▶ **Given instruction**
Repeat exactly the lines running from the first line of the data to the line containing "x = np.arange(len(categories))", both ends included, and nothing else; drop the pictures.

▶ **Supplied information**

..............................

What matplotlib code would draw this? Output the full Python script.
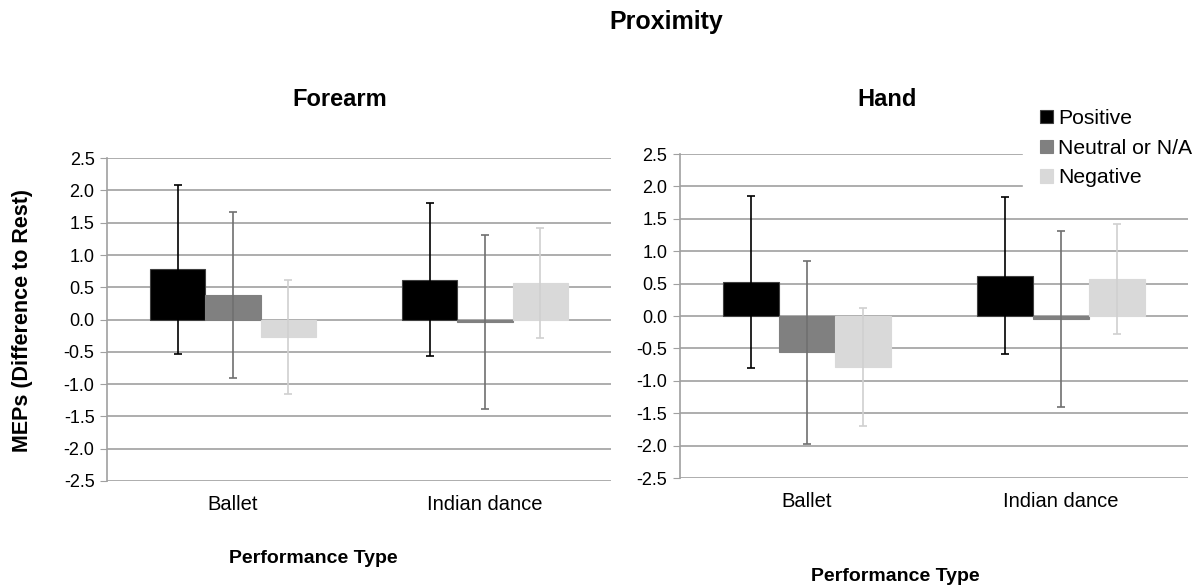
import numpy as np
import matplotlib
matplotlib.use("Agg")
import matplotlib.pyplot as plt

plt.rcParams['font.family'] = ['Liberation Sans', 'DejaVu Sans']

categories = ["Ballet", "Indian dance"]
series = ["Positive", "Neutral or N/A", "Negative"]
colors = ["#000000", "#808080", "#d9d9d9"]

forearm_vals = [[0.78, 0.62], [0.38, -0.04], [-0.27, 0.57]]
forearm_err = [[1.31, 1.19], [1.29, 1.35], [0.89, 0.85]]
hand_vals = [[0.53, 0.62], [-0.56, -0.04], [-0.78, 0.57]]
hand_err = [[1.33, 1.21], [1.41, 1.36], [0.91, 0.85]]

yticks = [2.5, 2.0, 1.5, 1.0, 0.5, 0.0, -0.5, -1.0, -1.5, -2.0, -2.5]

fig = plt.figure(figsize=(11.97, 5.88), dpi=100)
fig.text(0.557, 0.962, "Proximity", ha="center", va="center", fontsize=18, fontweight="bold")

ax1 = fig.add_axes([0.0894, 0.182, 0.421, 0.549])
ax2 = fig.add_axes([0.568, 0.187, 0.4244, 0.551])

w = 0.22
x = np.arange(len(categories))


def draw(ax, vals, errs):
    for i in range(3):
        ax.bar(x + (i - 1) * w, vals[i], w, color=colors[i], edgecolor="#404040" if i == 0 else colors[i],
               linewidth=0.8, zorder=2, label=series[i])
        ax.errorbar(x + (i - 1) * w, vals[i], yerr=errs[i], fmt="none", ecolor="#000000" if i == 0 else ("#707070" if i == 1 else "#d0d0d0"),
                    elinewidth=1.2, capsize=3, capthick=1.2, zorder=3)
    ax.set_xlim(-0.5, 1.5)
    ax.set_ylim(-2.5, 2.5)
    ax.set_yticks(yticks)
    ax.set_yticklabels([f"{t:.1f}" for t in yticks], fontsize=13)
    ax.set_xticks(x)
    ax.set_xticklabels(categories, fontsize=14.5)
    ax.tick_params(axis="x", length=0, pad=10)
    ax.tick_params(axis="y", length=5, color="#a0a0a0", pad=4)
    ax.grid(axis="y", color="#a0a0a0", linewidth=1.2, zorder=0)
    ax.set_axisbelow(True)
    for s in ["top", "right", "bottom"]:
        ax.spines[s].set_visible(False)
    ax.spines["left"].set_color("#a0a0a0")
    ax.spines["left"].set_linewidth(1.2)


draw(ax1, forearm_vals, forearm_err)
draw(ax2, hand_vals, hand_err)

fig.text(0.284, 0.830, "Forearm", ha="center", va="center", fontsize=17, fontweight="bold")
fig.text(0.741, 0.830, "Hand", ha="center", va="center", fontsize=17, fontweight="bold")

fig.text(0.019, 0.455, "MEPs (Difference to Rest)", rotation=90, ha="center", va="center",
         fontsize=15.5, fontweight="bold")
fig.text(0.262, 0.051, "Performance Type", ha="center", va="center", fontsize=14, fontweight="bold")
fig.text(0.748, 0.019, "Performance Type", ha="center", va="center", fontsize=14, fontweight="bold")

handles, labels = ax2.get_legend_handles_labels()
leg = fig.legend(handles, labels, loc="upper left", bbox_to_anchor=(0.855, 0.843), frameon=True, fancybox=False,
                 edgecolor="white", framealpha=1, fontsize=15.2, handlelength=0.6, handleheight=0.6,
                 handletextpad=0.25, labelspacing=0.5, borderpad=0.8, borderaxespad=0)

fig.savefig("out.png", dpi=100)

..............................

▶ **Answer to this problem**
What matplotlib code would draw this? Output the full Python script.
import numpy as np
import matplotlib
matplotlib.use("Agg")
import matplotlib.pyplot as plt

plt.rcParams['font.family'] = ['Liberation Sans', 'DejaVu Sans']

categories = ["Ballet", "Indian dance"]
series = ["Positive", "Neutral or N/A", "Negative"]
colors = ["#000000", "#808080", "#d9d9d9"]

forearm_vals = [[0.78, 0.62], [0.38, -0.04], [-0.27, 0.57]]
forearm_err = [[1.31, 1.19], [1.29, 1.35], [0.89, 0.85]]
hand_vals = [[0.53, 0.62], [-0.56, -0.04], [-0.78, 0.57]]
hand_err = [[1.33, 1.21], [1.41, 1.36], [0.91, 0.85]]

yticks = [2.5, 2.0, 1.5, 1.0, 0.5, 0.0, -0.5, -1.0, -1.5, -2.0, -2.5]

fig = plt.figure(figsize=(11.97, 5.88), dpi=100)
fig.text(0.557, 0.962, "Proximity", ha="center", va="center", fontsize=18, fontweight="bold")

ax1 = fig.add_axes([0.0894, 0.182, 0.421, 0.549])
ax2 = fig.add_axes([0.568, 0.187, 0.4244, 0.551])

w = 0.22
x = np.arange(len(categories))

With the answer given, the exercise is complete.